[START OF RECORDS PROVIDED]

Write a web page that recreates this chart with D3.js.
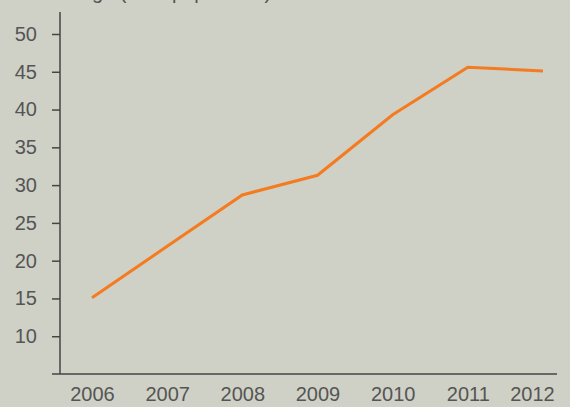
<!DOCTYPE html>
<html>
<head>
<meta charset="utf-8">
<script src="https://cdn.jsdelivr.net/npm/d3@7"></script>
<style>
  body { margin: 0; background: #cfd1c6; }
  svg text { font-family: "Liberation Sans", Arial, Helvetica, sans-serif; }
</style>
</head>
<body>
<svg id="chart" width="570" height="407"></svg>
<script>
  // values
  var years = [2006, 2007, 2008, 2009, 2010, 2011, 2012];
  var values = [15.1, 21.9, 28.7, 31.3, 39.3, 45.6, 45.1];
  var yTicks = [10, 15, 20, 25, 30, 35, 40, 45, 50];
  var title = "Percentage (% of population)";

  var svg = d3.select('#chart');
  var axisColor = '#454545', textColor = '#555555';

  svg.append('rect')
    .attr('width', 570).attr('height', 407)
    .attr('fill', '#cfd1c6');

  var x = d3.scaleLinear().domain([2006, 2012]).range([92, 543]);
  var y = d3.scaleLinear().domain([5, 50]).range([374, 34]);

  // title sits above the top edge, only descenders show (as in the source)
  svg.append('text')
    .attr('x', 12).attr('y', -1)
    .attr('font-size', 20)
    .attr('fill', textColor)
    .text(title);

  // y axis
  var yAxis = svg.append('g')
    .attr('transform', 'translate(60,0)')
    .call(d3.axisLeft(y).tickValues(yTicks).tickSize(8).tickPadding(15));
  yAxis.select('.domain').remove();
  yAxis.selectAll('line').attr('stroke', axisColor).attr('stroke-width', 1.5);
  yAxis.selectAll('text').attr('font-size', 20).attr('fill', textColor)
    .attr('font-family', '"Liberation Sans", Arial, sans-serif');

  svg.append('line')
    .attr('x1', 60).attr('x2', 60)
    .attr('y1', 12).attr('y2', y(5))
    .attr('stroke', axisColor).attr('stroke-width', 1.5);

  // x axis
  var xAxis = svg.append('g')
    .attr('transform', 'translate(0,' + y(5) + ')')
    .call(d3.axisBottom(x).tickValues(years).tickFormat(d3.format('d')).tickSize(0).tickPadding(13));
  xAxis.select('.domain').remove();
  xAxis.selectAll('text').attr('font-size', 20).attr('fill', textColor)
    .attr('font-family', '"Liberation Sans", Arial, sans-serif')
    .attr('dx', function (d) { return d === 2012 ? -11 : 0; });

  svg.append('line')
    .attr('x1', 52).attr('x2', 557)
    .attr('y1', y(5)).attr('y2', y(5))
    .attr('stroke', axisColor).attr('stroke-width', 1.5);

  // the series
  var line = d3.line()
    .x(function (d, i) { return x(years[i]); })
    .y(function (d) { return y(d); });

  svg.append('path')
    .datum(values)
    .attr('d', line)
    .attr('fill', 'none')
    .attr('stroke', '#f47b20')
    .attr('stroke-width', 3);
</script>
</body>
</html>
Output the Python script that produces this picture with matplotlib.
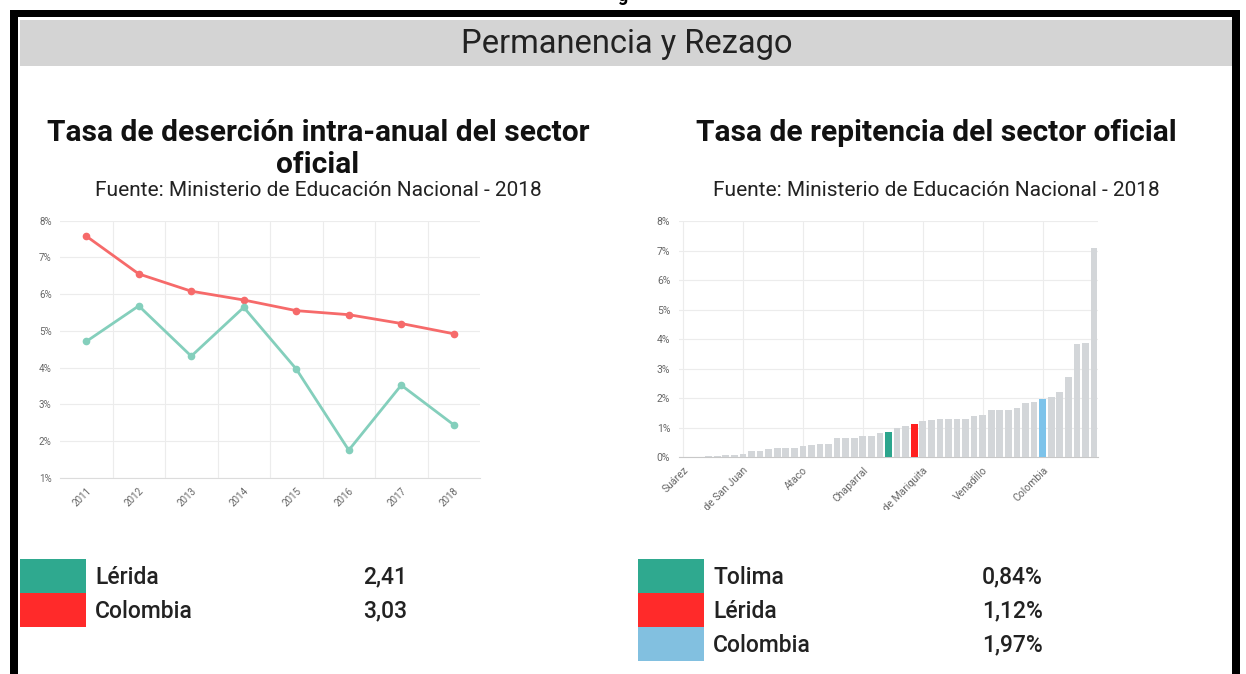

[END OF RECORDS PROVIDED]

Within the entries above, report how many lines include "picture", and keep the answer to the number.

### SOLUTION:
1